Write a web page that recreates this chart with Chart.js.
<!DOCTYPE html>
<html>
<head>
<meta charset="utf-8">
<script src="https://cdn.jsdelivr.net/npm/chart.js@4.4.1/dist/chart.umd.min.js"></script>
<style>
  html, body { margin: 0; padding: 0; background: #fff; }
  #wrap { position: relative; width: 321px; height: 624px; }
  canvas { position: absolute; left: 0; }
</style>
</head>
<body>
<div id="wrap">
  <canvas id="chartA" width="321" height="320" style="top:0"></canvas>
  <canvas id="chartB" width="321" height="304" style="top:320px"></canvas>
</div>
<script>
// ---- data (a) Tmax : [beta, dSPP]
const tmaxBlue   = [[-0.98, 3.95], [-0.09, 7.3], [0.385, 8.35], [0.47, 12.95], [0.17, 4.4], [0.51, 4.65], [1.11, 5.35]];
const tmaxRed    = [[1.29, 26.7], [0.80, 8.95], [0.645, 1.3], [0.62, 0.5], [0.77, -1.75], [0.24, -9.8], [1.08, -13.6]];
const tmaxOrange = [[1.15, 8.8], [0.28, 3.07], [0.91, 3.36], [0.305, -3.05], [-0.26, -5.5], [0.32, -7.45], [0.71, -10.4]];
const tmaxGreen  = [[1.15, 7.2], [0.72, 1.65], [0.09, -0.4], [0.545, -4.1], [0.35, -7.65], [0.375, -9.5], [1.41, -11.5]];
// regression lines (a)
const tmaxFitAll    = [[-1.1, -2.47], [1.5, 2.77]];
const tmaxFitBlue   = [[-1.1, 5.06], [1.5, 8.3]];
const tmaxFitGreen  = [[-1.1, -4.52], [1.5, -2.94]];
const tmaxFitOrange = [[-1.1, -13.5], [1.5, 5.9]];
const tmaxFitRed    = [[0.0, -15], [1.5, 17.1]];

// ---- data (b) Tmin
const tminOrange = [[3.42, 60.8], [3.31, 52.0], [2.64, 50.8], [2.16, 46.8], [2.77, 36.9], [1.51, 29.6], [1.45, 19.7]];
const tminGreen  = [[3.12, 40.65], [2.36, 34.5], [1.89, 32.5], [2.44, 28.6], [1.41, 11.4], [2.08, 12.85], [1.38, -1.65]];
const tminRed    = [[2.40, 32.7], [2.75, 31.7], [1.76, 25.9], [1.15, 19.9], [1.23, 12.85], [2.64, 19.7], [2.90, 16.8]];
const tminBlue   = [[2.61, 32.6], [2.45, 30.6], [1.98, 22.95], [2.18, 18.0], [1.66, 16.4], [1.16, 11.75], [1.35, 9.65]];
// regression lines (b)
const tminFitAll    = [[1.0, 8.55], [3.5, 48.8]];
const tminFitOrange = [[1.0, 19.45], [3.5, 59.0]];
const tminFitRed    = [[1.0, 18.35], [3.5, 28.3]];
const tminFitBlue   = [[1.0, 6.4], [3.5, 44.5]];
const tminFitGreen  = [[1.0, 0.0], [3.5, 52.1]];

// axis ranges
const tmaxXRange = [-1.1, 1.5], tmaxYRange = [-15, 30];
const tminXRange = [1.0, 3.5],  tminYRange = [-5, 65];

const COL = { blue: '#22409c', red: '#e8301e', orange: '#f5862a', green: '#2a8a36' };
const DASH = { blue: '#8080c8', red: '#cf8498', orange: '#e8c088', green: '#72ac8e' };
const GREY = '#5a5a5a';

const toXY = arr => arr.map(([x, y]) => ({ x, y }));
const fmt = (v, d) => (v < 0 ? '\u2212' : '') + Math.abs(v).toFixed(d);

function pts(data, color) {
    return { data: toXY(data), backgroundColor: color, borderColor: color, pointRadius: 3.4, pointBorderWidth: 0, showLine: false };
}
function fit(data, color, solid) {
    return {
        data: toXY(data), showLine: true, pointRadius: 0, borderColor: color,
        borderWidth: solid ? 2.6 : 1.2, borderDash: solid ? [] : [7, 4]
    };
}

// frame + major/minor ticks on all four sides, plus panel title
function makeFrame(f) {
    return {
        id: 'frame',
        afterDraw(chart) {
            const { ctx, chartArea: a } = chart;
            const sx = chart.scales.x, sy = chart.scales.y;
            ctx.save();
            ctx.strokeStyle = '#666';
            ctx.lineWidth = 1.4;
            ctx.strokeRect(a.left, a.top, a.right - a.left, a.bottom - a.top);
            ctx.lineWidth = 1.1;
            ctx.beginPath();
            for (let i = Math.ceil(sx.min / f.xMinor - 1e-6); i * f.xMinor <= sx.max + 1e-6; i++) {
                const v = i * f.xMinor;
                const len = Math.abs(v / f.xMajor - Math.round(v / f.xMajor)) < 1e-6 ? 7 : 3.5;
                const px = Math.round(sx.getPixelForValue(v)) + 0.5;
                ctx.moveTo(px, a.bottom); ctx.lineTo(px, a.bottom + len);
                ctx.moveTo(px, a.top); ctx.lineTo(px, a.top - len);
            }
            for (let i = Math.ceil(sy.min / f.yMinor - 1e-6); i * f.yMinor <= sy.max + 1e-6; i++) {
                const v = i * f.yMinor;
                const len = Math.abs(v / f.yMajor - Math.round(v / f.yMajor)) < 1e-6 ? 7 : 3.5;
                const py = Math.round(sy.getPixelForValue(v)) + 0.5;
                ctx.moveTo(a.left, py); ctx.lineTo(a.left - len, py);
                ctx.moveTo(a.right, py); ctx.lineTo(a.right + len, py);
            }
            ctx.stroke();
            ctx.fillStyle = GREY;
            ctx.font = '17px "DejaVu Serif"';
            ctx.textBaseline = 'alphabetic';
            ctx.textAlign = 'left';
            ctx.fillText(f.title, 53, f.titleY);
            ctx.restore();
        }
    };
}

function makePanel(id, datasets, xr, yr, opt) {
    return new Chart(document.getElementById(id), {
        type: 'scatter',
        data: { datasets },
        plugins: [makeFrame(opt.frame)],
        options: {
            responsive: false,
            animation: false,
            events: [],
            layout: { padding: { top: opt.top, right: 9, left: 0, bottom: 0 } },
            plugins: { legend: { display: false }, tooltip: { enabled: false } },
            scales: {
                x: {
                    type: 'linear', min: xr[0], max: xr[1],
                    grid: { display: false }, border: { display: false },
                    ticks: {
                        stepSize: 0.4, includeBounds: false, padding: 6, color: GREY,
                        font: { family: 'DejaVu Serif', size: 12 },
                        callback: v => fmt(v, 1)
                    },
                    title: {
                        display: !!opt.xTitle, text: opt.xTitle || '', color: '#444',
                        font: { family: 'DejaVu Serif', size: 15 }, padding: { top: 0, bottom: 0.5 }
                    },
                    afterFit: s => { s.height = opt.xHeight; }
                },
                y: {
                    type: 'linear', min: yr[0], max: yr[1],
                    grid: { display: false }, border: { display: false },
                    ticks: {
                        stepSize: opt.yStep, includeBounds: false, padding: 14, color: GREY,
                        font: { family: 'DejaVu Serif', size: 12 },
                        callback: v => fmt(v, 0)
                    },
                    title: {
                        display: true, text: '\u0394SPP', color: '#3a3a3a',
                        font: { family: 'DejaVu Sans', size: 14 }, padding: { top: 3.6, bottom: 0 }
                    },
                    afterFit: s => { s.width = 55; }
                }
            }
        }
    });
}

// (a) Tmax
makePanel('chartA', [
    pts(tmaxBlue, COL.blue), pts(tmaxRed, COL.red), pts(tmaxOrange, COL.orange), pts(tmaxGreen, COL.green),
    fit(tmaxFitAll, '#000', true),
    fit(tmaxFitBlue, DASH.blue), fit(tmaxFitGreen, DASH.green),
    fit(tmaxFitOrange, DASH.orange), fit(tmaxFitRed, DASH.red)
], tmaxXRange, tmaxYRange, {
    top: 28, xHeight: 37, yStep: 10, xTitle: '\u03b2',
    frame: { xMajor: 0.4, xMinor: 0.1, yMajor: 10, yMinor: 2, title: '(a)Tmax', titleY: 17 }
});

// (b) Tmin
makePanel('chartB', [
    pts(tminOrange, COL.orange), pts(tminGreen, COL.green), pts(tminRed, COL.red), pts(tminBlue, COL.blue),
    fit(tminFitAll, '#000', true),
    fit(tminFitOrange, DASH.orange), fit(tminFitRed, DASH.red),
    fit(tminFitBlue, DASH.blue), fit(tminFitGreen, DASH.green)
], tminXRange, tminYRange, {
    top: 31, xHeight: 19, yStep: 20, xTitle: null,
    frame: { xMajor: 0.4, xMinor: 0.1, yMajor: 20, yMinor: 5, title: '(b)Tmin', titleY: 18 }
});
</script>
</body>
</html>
------------------------
From the opening line of the data above, please print each line as written up to and including the line that contains "-15], [1.5, 17.1]];", and nothing more.

Reply:
Write a web page that recreates this chart with Chart.js.
<!DOCTYPE html>
<html>
<head>
<meta charset="utf-8">
<script src="https://cdn.jsdelivr.net/npm/chart.js@4.4.1/dist/chart.umd.min.js"></script>
<style>
  html, body { margin: 0; padding: 0; background: #fff; }
  #wrap { position: relative; width: 321px; height: 624px; }
  canvas { position: absolute; left: 0; }
</style>
</head>
<body>
<div id="wrap">
  <canvas id="chartA" width="321" height="320" style="top:0"></canvas>
  <canvas id="chartB" width="321" height="304" style="top:320px"></canvas>
</div>
<script>
// ---- data (a) Tmax : [beta, dSPP]
const tmaxBlue   = [[-0.98, 3.95], [-0.09, 7.3], [0.385, 8.35], [0.47, 12.95], [0.17, 4.4], [0.51, 4.65], [1.11, 5.35]];
const tmaxRed    = [[1.29, 26.7], [0.80, 8.95], [0.645, 1.3], [0.62, 0.5], [0.77, -1.75], [0.24, -9.8], [1.08, -13.6]];
const tmaxOrange = [[1.15, 8.8], [0.28, 3.07], [0.91, 3.36], [0.305, -3.05], [-0.26, -5.5], [0.32, -7.45], [0.71, -10.4]];
const tmaxGreen  = [[1.15, 7.2], [0.72, 1.65], [0.09, -0.4], [0.545, -4.1], [0.35, -7.65], [0.375, -9.5], [1.41, -11.5]];
// regression lines (a)
const tmaxFitAll    = [[-1.1, -2.47], [1.5, 2.77]];
const tmaxFitBlue   = [[-1.1, 5.06], [1.5, 8.3]];
const tmaxFitGreen  = [[-1.1, -4.52], [1.5, -2.94]];
const tmaxFitOrange = [[-1.1, -13.5], [1.5, 5.9]];
const tmaxFitRed    = [[0.0, -15], [1.5, 17.1]];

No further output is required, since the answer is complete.